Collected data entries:
========

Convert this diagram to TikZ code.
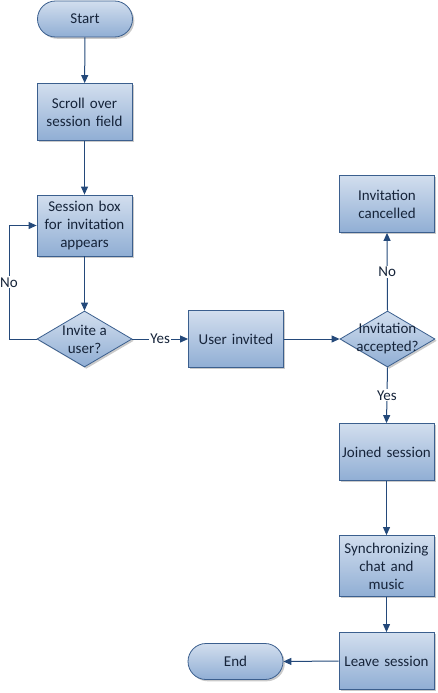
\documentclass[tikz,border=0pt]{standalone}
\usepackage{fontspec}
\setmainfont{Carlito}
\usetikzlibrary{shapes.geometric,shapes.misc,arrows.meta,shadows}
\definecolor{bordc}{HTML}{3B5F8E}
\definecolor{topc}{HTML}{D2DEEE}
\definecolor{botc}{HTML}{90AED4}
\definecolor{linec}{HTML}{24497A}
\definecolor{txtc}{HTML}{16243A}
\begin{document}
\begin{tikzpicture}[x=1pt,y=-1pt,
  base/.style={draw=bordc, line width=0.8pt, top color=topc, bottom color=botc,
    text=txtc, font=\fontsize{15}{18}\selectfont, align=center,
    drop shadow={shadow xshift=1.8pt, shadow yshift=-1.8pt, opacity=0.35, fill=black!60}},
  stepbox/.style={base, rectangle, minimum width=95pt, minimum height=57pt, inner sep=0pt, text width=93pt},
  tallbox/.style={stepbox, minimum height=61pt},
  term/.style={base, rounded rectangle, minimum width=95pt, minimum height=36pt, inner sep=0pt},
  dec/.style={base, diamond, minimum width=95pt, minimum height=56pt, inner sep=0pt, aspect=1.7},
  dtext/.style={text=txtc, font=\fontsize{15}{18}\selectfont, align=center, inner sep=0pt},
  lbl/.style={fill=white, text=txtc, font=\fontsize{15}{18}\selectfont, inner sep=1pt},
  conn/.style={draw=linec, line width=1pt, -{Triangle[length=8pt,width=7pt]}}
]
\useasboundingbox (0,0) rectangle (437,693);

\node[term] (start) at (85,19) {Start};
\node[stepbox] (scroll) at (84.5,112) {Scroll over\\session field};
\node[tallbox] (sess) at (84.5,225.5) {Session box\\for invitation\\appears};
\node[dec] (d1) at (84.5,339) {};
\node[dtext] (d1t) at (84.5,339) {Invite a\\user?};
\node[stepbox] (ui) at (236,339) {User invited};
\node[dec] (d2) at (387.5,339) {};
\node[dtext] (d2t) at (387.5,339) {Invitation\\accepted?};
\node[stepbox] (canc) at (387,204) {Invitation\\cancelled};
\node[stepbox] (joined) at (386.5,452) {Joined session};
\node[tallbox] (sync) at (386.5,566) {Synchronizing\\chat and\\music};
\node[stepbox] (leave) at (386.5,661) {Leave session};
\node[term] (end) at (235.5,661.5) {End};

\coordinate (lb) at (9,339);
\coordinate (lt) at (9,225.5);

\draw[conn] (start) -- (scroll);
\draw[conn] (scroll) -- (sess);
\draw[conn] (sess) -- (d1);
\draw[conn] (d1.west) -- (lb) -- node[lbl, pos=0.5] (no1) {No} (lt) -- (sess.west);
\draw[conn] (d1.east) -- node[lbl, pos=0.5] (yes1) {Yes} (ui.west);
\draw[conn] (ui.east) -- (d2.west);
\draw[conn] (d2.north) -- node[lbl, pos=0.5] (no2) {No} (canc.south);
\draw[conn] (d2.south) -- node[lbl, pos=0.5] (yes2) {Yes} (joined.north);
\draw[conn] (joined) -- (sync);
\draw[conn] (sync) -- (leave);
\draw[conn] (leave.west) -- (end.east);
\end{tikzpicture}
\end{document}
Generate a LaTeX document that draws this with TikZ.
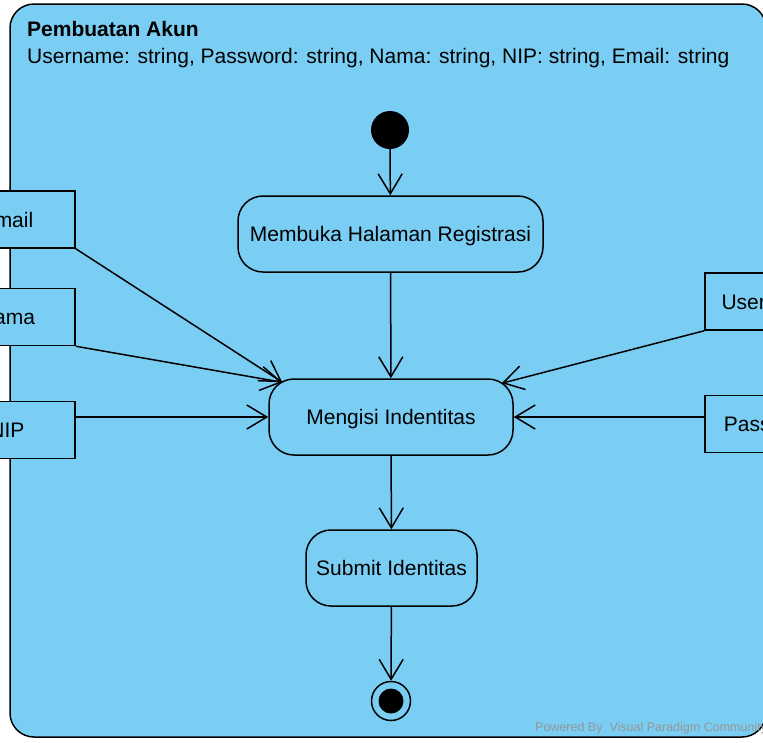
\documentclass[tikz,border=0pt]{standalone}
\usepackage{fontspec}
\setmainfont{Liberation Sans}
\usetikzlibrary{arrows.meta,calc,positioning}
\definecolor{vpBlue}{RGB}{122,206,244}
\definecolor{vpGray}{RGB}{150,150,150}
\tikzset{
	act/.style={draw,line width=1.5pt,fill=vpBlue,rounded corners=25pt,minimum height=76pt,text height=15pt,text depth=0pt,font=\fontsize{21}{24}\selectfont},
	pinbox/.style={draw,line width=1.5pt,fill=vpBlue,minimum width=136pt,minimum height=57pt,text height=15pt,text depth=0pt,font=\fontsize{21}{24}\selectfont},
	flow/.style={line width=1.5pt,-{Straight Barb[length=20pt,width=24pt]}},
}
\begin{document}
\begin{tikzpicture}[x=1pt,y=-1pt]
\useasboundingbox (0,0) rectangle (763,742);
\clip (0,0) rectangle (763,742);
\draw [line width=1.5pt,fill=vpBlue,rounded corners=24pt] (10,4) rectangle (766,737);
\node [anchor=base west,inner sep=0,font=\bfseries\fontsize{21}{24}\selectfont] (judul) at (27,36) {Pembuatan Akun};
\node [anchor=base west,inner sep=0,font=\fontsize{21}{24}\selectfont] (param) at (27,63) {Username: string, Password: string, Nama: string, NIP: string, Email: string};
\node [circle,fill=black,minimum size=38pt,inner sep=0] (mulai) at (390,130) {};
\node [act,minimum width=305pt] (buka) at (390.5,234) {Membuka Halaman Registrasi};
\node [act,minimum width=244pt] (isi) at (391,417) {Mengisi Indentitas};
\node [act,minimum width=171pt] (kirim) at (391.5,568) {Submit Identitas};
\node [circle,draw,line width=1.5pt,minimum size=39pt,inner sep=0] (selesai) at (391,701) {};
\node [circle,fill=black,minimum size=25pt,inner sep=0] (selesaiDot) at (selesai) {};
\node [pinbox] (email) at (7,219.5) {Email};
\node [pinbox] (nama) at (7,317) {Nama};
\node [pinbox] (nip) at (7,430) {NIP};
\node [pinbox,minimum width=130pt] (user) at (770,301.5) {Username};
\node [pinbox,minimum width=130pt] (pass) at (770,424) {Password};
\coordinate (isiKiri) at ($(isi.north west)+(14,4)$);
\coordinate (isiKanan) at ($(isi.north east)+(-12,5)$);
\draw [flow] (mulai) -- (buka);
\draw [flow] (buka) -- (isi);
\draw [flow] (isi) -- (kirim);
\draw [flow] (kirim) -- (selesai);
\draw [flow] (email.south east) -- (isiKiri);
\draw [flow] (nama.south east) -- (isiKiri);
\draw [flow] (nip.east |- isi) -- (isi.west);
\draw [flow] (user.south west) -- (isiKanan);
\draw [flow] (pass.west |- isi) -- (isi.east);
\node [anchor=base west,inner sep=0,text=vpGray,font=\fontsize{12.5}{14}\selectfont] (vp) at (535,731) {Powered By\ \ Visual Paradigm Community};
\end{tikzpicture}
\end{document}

========

== WHAT THIS TASK INVOLVES ==
Will you set down the records word for word while leaving out every picture?

== WRITTEN ANSWER ==
Convert this diagram to TikZ code.
\documentclass[tikz,border=0pt]{standalone}
\usepackage{fontspec}
\setmainfont{Carlito}
\usetikzlibrary{shapes.geometric,shapes.misc,arrows.meta,shadows}
\definecolor{bordc}{HTML}{3B5F8E}
\definecolor{topc}{HTML}{D2DEEE}
\definecolor{botc}{HTML}{90AED4}
\definecolor{linec}{HTML}{24497A}
\definecolor{txtc}{HTML}{16243A}
\begin{document}
\begin{tikzpicture}[x=1pt,y=-1pt,
  base/.style={draw=bordc, line width=0.8pt, top color=topc, bottom color=botc,
    text=txtc, font=\fontsize{15}{18}\selectfont, align=center,
    drop shadow={shadow xshift=1.8pt, shadow yshift=-1.8pt, opacity=0.35, fill=black!60}},
  stepbox/.style={base, rectangle, minimum width=95pt, minimum height=57pt, inner sep=0pt, text width=93pt},
  tallbox/.style={stepbox, minimum height=61pt},
  term/.style={base, rounded rectangle, minimum width=95pt, minimum height=36pt, inner sep=0pt},
  dec/.style={base, diamond, minimum width=95pt, minimum height=56pt, inner sep=0pt, aspect=1.7},
  dtext/.style={text=txtc, font=\fontsize{15}{18}\selectfont, align=center, inner sep=0pt},
  lbl/.style={fill=white, text=txtc, font=\fontsize{15}{18}\selectfont, inner sep=1pt},
  conn/.style={draw=linec, line width=1pt, -{Triangle[length=8pt,width=7pt]}}
]
\useasboundingbox (0,0) rectangle (437,693);

\node[term] (start) at (85,19) {Start};
\node[stepbox] (scroll) at (84.5,112) {Scroll over\\session field};
\node[tallbox] (sess) at (84.5,225.5) {Session box\\for invitation\\appears};
\node[dec] (d1) at (84.5,339) {};
\node[dtext] (d1t) at (84.5,339) {Invite a\\user?};
\node[stepbox] (ui) at (236,339) {User invited};
\node[dec] (d2) at (387.5,339) {};
\node[dtext] (d2t) at (387.5,339) {Invitation\\accepted?};
\node[stepbox] (canc) at (387,204) {Invitation\\cancelled};
\node[stepbox] (joined) at (386.5,452) {Joined session};
\node[tallbox] (sync) at (386.5,566) {Synchronizing\\chat and\\music};
\node[stepbox] (leave) at (386.5,661) {Leave session};
\node[term] (end) at (235.5,661.5) {End};

\coordinate (lb) at (9,339);
\coordinate (lt) at (9,225.5);

\draw[conn] (start) -- (scroll);
\draw[conn] (scroll) -- (sess);
\draw[conn] (sess) -- (d1);
\draw[conn] (d1.west) -- (lb) -- node[lbl, pos=0.5] (no1) {No} (lt) -- (sess.west);
\draw[conn] (d1.east) -- node[lbl, pos=0.5] (yes1) {Yes} (ui.west);
\draw[conn] (ui.east) -- (d2.west);
\draw[conn] (d2.north) -- node[lbl, pos=0.5] (no2) {No} (canc.south);
\draw[conn] (d2.south) -- node[lbl, pos=0.5] (yes2) {Yes} (joined.north);
\draw[conn] (joined) -- (sync);
\draw[conn] (sync) -- (leave);
\draw[conn] (leave.west) -- (end.east);
\end{tikzpicture}
\end{document}
Generate a LaTeX document that draws this with TikZ.
\documentclass[tikz,border=0pt]{standalone}
\usepackage{fontspec}
\setmainfont{Liberation Sans}
\usetikzlibrary{arrows.meta,calc,positioning}
\definecolor{vpBlue}{RGB}{122,206,244}
\definecolor{vpGray}{RGB}{150,150,150}
\tikzset{
	act/.style={draw,line width=1.5pt,fill=vpBlue,rounded corners=25pt,minimum height=76pt,text height=15pt,text depth=0pt,font=\fontsize{21}{24}\selectfont},
	pinbox/.style={draw,line width=1.5pt,fill=vpBlue,minimum width=136pt,minimum height=57pt,text height=15pt,text depth=0pt,font=\fontsize{21}{24}\selectfont},
	flow/.style={line width=1.5pt,-{Straight Barb[length=20pt,width=24pt]}},
}
\begin{document}
\begin{tikzpicture}[x=1pt,y=-1pt]
\useasboundingbox (0,0) rectangle (763,742);
\clip (0,0) rectangle (763,742);
\draw [line width=1.5pt,fill=vpBlue,rounded corners=24pt] (10,4) rectangle (766,737);
\node [anchor=base west,inner sep=0,font=\bfseries\fontsize{21}{24}\selectfont] (judul) at (27,36) {Pembuatan Akun};
\node [anchor=base west,inner sep=0,font=\fontsize{21}{24}\selectfont] (param) at (27,63) {Username: string, Password: string, Nama: string, NIP: string, Email: string};
\node [circle,fill=black,minimum size=38pt,inner sep=0] (mulai) at (390,130) {};
\node [act,minimum width=305pt] (buka) at (390.5,234) {Membuka Halaman Registrasi};
\node [act,minimum width=244pt] (isi) at (391,417) {Mengisi Indentitas};
\node [act,minimum width=171pt] (kirim) at (391.5,568) {Submit Identitas};
\node [circle,draw,line width=1.5pt,minimum size=39pt,inner sep=0] (selesai) at (391,701) {};
\node [circle,fill=black,minimum size=25pt,inner sep=0] (selesaiDot) at (selesai) {};
\node [pinbox] (email) at (7,219.5) {Email};
\node [pinbox] (nama) at (7,317) {Nama};
\node [pinbox] (nip) at (7,430) {NIP};
\node [pinbox,minimum width=130pt] (user) at (770,301.5) {Username};
\node [pinbox,minimum width=130pt] (pass) at (770,424) {Password};
\coordinate (isiKiri) at ($(isi.north west)+(14,4)$);
\coordinate (isiKanan) at ($(isi.north east)+(-12,5)$);
\draw [flow] (mulai) -- (buka);
\draw [flow] (buka) -- (isi);
\draw [flow] (isi) -- (kirim);
\draw [flow] (kirim) -- (selesai);
\draw [flow] (email.south east) -- (isiKiri);
\draw [flow] (nama.south east) -- (isiKiri);
\draw [flow] (nip.east |- isi) -- (isi.west);
\draw [flow] (user.south west) -- (isiKanan);
\draw [flow] (pass.west |- isi) -- (isi.east);
\node [anchor=base west,inner sep=0,text=vpGray,font=\fontsize{12.5}{14}\selectfont] (vp) at (535,731) {Powered By\ \ Visual Paradigm Community};
\end{tikzpicture}
\end{document}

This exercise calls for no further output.